**What the exercise asks:** The lines to extract run from the first line of the material below to the line containing "plt.rcParams['font.family'] = ['Liberation", both included; leave the pictures behind.

**Given data:**
+++

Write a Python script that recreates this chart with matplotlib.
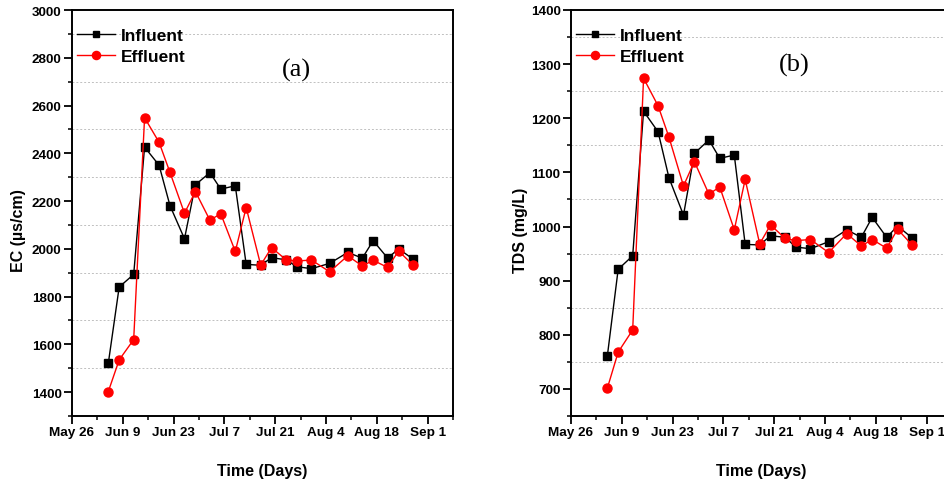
import matplotlib
matplotlib.use("Agg")
import matplotlib.pyplot as plt
import matplotlib.ticker as mticker
from datetime import datetime, timedelta

plt.rcParams['font.family'] = ['Liberation Sans', 'DejaVu Sans']

# ---- data ----
dates = ["2019-06-05", "2019-06-08", "2019-06-12", "2019-06-15", "2019-06-19", "2019-06-22",
         "2019-06-26", "2019-06-29", "2019-07-03", "2019-07-06", "2019-07-10", "2019-07-13",
         "2019-07-17", "2019-07-20", "2019-07-24", "2019-07-27", "2019-07-31", "2019-08-05",
         "2019-08-10", "2019-08-14", "2019-08-17", "2019-08-21", "2019-08-24", "2019-08-28"]

ec_influent = [1520, 1840, 1893, 2426, 2350, 2181, 2042, 2268, 2319, 2250, 2264, 1935,
               1931, 1963, 1954, 1925, 1917, 1939, 1985, 1961, 2034, 1961, 2000, 1957]
ec_effluent = [1402, 1535, 1620, 2549, 2446, 2320, 2149, 2240, 2120, 2147, 1989, 2173,
               1932, 2005, 1954, 1949, 1953, 1904, 1971, 1928, 1952, 1922, 1991, 1932]

tds_influent = [760, 921, 946, 1213, 1175, 1090, 1021, 1135, 1160, 1126, 1132, 967,
                966, 983, 980, 962, 959, 972, 994, 980, 1017, 980, 1001, 979]
tds_effluent = [701, 768, 809, 1274, 1223, 1165, 1075, 1120, 1060, 1073, 994, 1087,
                968, 1003, 978, 974, 976, 952, 987, 964, 976, 960, 995, 966]

xtick_dates = ["2019-05-26", "2019-06-09", "2019-06-23", "2019-07-07", "2019-07-21",
               "2019-08-04", "2019-08-18", "2019-09-01"]
xtick_labels = ["May 26", "Jun 9", "Jun 23", "Jul 7", "Jul 21", "Aug 4", "Aug 18", "Sep 1"]

series_labels = ["Influent", "Effluent"]
panel_labels = ["(a)", "(b)"]
ylabels = ["EC (\u00b5s/cm)", "TDS (mg/L)"]
xlabel = "Time (Days)"

x = [datetime.strptime(d, "%Y-%m-%d") for d in dates]
xt = [datetime.strptime(d, "%Y-%m-%d") for d in xtick_dates]
xminor = [t + timedelta(days=7) for t in xt]

fig = plt.figure(figsize=(9.44, 4.85), dpi=100)
W, H = 944, 485

def make_ax(left_px, right_px, top_px, bottom_px):
    return fig.add_axes([left_px / W, (H - bottom_px) / H, (right_px - left_px) / W,
                         (bottom_px - top_px) / H])

ax1 = make_ax(72, 453, 11, 417)
ax2 = make_ax(571, 952, 11, 417)

configs = [
    (ax1, ec_influent, ec_effluent, (1300, 3000), 200, 100, ylabels[0], panel_labels[0], (0.59, 0.853)),
    (ax2, tds_influent, tds_effluent, (650, 1400), 100, 50, ylabels[1], panel_labels[1], (0.585, 0.865)),
]

for ax, inf, eff, ylim, major, minor, ylab, plab, plab_pos in configs:
    ax.plot(x, inf, color='black', marker='s', markersize=5.5, linewidth=1.0,
            label=series_labels[0], zorder=3)
    ax.plot(x, eff, color='red', marker='o', markersize=6.5, linewidth=1.0,
            label=series_labels[1], zorder=4)
    ax.set_xlim(datetime(2019, 5, 26), datetime(2019, 9, 8))
    ax.set_ylim(*ylim)
    ax.set_xticks(xt)
    ax.set_xticklabels(xtick_labels)
    ax.set_xticks(xminor, minor=True)
    ax.yaxis.set_major_locator(mticker.MultipleLocator(major))
    ax.yaxis.set_minor_locator(mticker.MultipleLocator(minor))
    for v in range(ylim[0], ylim[1] + 1, minor):
        if v % major != 0 and ylim[0] < v < ylim[1]:
            ax.axhline(v, color='#c0c0c0', linestyle=(0, (2, 2)), linewidth=0.7, zorder=1)
    for s in ax.spines.values():
        s.set_linewidth(1.4)
    ax.tick_params(axis='both', which='major', direction='out', length=5.5, width=1.3,
                   labelsize=9.7, pad=2)
    ax.tick_params(axis='both', which='minor', direction='out', length=3, width=1.1)
    for lab in ax.get_xticklabels() + ax.get_yticklabels():
        lab.set_fontweight('bold')
    ax.set_ylabel(ylab, fontsize=11.5, fontweight='bold')
    ax.set_xlabel(xlabel, fontsize=11.5, fontweight='bold')
    ax.xaxis.set_label_coords(0.5, -0.115)
    ax.text(plab_pos[0], plab_pos[1], plab, transform=ax.transAxes, ha='center', va='center',
            fontsize=19, family=['Liberation Serif', 'DejaVu Serif'])
    ax.legend(loc='upper left', bbox_to_anchor=(-0.005, 0.972), frameon=False,
              handlelength=2.2, borderaxespad=0, labelspacing=0.3, handletextpad=0.35,
              markerscale=0.9, prop={'weight': 'bold', 'size': 12.5})

ax1.yaxis.set_label_coords(-0.12, 0.46)
ax2.yaxis.set_label_coords(-0.113, 0.46)

fig.savefig("out.png", dpi=100)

+++

**Output of the task:**
Write a Python script that recreates this chart with matplotlib.
import matplotlib
matplotlib.use("Agg")
import matplotlib.pyplot as plt
import matplotlib.ticker as mticker
from datetime import datetime, timedelta

plt.rcParams['font.family'] = ['Liberation Sans', 'DejaVu Sans']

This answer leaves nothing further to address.